La nueva entrega dentro de la ficción narrativa de Cartarescu, «Theodoros», resulta solidaria con las coordenadas de la mencionada aventura y con su muy exigente y peculiar idiosincrasia. Pues si bien arranca de un acontecimiento constatable (la existencia objetiva de un hombre llamado Theodoros, cuya suerte se menciona en una carta de 1883 atribuida al político y memorialista Ion Ghica), el autor bucarestino se sirve de esa coartada para formular una novela que habita con un pie en el mito y con el otro en la Historia, construyendo una narración de resonancias arquetípicas en la que la Judea del rey Salomón, los vaivenes ideológicos que sacudieron la segunda mitad del siglo diecinueve y la peripecia de tres territorios tan dispares como Valaquia, la Grecia insular y Etiopía se tienden la mano a través del trayecto desquiciado de un hombre que, al modo del Dios cristiano, es Uno y es Trino, es esencia y es multiplicidad, es carácter y es destino.
En efecto, «Theodoros» aspira a entregarnos el relato de una vida que en realidad son tres.
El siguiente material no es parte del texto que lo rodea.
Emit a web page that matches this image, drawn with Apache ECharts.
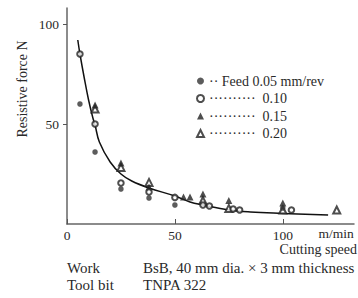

La de un muchacho pobre y menesteroso, llamado Tudor, nacido en el sur de lo que un día merecerá en los mapas el nombre de Rumanía; la de un pirata aterrador y legendario, conocido como Theodoros, que asolará con sus barcos de rapiña las islas que constelan Grecia; y la de un emperador de emperadores, ungido como Tewodros II, y que desde su soberanía abisinia se reclamará legítimo heredero de los descendientes de la reina de Saba y de la fenomenal andadura del Arca de la Alianza. Tejer la continuidad de estas tres vidas es el reto no menor que vertebra «Theodoros», novela a la que el autor aplica su proverbial paleta, tan rica y poliédrica en recursos. Asistimos así a abundantes digresiones temporales, nos salen al paso subtextos que alimentan con su savia el texto primordial, se nos entregan los habituales excursos hacia los campos de la religión, de la filosofía y de la poesía, somos testigos de fantasmagorías sin número, de violencias abisales y de revelaciones prodigiosas, participamos de enigmas que pautan la conversión de la vida del protagonista en una quest infinita y, por descontado, se nos invita a comulgar con el primer y más decisivo mandamiento de las Tablas de la Ley de Cartarescu: la identificación estricta, severa e innegociable entre mundo y libro.
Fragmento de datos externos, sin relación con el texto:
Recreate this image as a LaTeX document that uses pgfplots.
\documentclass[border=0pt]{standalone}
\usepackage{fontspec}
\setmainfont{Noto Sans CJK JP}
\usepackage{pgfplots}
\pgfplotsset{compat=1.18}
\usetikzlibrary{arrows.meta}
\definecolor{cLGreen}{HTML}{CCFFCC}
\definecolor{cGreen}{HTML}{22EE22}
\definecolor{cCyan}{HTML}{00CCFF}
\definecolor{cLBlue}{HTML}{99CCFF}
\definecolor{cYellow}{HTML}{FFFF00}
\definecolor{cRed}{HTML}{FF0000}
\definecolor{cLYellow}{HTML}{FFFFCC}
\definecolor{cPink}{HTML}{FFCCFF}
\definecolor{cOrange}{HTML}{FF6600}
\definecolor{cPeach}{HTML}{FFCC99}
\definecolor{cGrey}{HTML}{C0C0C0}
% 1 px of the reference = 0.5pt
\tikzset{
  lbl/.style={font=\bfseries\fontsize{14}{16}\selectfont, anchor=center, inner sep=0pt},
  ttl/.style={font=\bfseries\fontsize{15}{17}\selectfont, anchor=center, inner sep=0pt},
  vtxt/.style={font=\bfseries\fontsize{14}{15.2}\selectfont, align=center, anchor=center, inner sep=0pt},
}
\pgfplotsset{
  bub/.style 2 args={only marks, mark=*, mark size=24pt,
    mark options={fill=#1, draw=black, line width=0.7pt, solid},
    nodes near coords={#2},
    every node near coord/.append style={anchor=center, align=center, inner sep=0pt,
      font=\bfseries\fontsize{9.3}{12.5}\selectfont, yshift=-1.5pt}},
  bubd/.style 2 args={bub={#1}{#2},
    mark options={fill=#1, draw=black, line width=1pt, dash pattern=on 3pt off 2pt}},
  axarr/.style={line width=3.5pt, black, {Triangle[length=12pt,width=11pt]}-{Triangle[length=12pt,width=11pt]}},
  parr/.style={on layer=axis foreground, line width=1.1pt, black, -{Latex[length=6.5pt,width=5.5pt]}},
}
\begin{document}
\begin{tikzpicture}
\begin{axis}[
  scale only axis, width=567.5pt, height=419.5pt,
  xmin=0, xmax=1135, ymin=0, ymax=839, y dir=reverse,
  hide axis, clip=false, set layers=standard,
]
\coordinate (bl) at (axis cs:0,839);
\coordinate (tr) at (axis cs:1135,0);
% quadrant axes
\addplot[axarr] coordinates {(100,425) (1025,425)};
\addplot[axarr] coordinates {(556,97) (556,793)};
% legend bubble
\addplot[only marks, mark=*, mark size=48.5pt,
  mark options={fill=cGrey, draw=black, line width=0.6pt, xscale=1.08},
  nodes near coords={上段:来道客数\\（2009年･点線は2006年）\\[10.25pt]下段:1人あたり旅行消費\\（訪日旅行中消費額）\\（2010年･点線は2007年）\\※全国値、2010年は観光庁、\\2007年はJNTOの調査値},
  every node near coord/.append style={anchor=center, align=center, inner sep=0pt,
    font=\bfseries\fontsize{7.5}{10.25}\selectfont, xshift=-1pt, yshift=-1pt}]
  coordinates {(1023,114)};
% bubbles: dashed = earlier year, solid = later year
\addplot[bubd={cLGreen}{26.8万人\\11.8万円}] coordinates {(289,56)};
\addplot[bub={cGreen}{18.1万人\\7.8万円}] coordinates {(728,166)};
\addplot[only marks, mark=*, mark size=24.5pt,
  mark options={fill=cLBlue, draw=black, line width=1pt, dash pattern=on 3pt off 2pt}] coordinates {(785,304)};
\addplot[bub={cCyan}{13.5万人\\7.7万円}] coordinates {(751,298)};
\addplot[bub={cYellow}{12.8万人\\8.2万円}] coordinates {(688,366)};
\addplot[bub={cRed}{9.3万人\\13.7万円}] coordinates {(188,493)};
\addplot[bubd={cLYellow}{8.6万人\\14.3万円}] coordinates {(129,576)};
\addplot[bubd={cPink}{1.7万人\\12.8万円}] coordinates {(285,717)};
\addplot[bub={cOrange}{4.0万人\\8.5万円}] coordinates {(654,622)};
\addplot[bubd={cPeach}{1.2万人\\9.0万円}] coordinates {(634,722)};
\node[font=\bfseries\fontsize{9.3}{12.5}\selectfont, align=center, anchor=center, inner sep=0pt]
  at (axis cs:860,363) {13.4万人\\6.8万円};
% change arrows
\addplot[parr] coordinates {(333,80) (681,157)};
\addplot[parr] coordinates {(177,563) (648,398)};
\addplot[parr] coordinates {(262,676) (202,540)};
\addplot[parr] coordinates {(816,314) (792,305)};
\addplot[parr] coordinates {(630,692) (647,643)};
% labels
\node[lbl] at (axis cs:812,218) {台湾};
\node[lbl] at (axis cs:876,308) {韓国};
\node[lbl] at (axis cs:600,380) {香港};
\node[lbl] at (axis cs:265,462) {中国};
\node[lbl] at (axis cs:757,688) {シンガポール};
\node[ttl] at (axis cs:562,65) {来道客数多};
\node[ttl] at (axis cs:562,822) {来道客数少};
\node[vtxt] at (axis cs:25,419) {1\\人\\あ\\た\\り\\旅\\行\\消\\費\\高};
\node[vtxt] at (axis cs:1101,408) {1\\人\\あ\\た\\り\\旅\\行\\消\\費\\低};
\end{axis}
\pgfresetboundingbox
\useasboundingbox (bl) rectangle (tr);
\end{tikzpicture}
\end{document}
El narrador de Theodoros interpela al lector nada menos que desde el Día del Juicio Final, acontecimiento que Todos los escritores son mortales Ricardo Menéndez Salmón por cierto tendrá lugar el 4 de febrero del año 2041, un lunes cualquiera en los calendarios: no queda mucho tiempo si queremos enmendarnos y llegar limpios de culpa a la cita. El alias de ese narrador bien podría ser Multitud, pues acoge la voluntad, el gesto y la voz de los siete arcángeles: Miguel, Gabriel, Rafael, Uriel, Sealtiel, Jehudiel y Barachiel. Esta decisión formal permite a Cartarescu no sólo moverse por «Theodoros» armado con la impedimenta del narrador omnisciente de la novela decimonónica, sino dotar a su texto de un carácter ejemplificador. La peripecia de Tudor/Theodoros/Tewodros, que es la de un hombre entre millones («bestia de rostro humano, lirio de fragancia celestial»), acaba por constituirse como epítome de nuestra condición, con su cortejo de luces y sombras, libre albedrío y necesidad, heroísmo y servidumbre. Así, el recuento exhaustivo de la triple vida del protagonista, contenido en el dictado implacable y detallista hasta la extenuación de los siete arcángeles escritores, encarna en un colosal libro de cuentas, en la suma de los debes y de los haberes que cualquier existencia arroja, un documento que en el episodio que clausura la acción, durante el trance escatológico del combate por el alma de Theodoros que tiene lugar entre los servidores de la luz y los súbditos de la oscuridad, explicita de forma paradigmática la antiquísima correspondencia existente entre cada vida y su relato que la novela asume desde la primera página.
Pero sin desmerecer su ambición ni negar su interés, «Theodoros» no acaba de convencer. A medida que la acción avanza, la obra languidece y su premisa se debilita, la prosa no nos exalta, ni siquiera la belleza siempre musculada de la prosa de Cartarescu parece recompensa suficiente. La sensación es que el novelista ha forzado aquí la mano para que su historia ofrezca un mosaico extremadamente preciso y armónico, pero que con ello sólo ha logrado que las costuras de la novela acaben por evidenciarse, de modo que lo que en textos previos encendía la mecha del asombro, provoca en esta oportunidad una cierta sensación de trampantojo, algo sensible de manera especial en los episodios que apuntan a la búsqueda del Arca como ministerio último de la vocación del protagonista. No en vano, y más allá de consideraciones siempre delicadas relativas al gusto y de disputas a menudo bizantinas en torno a las relaciones entre continente y contenido, la lectura de «Theodoros» nos instala en la certidumbre de que todos los escritores, incluso aquellos tan grandes como Cartarescu, son mortales.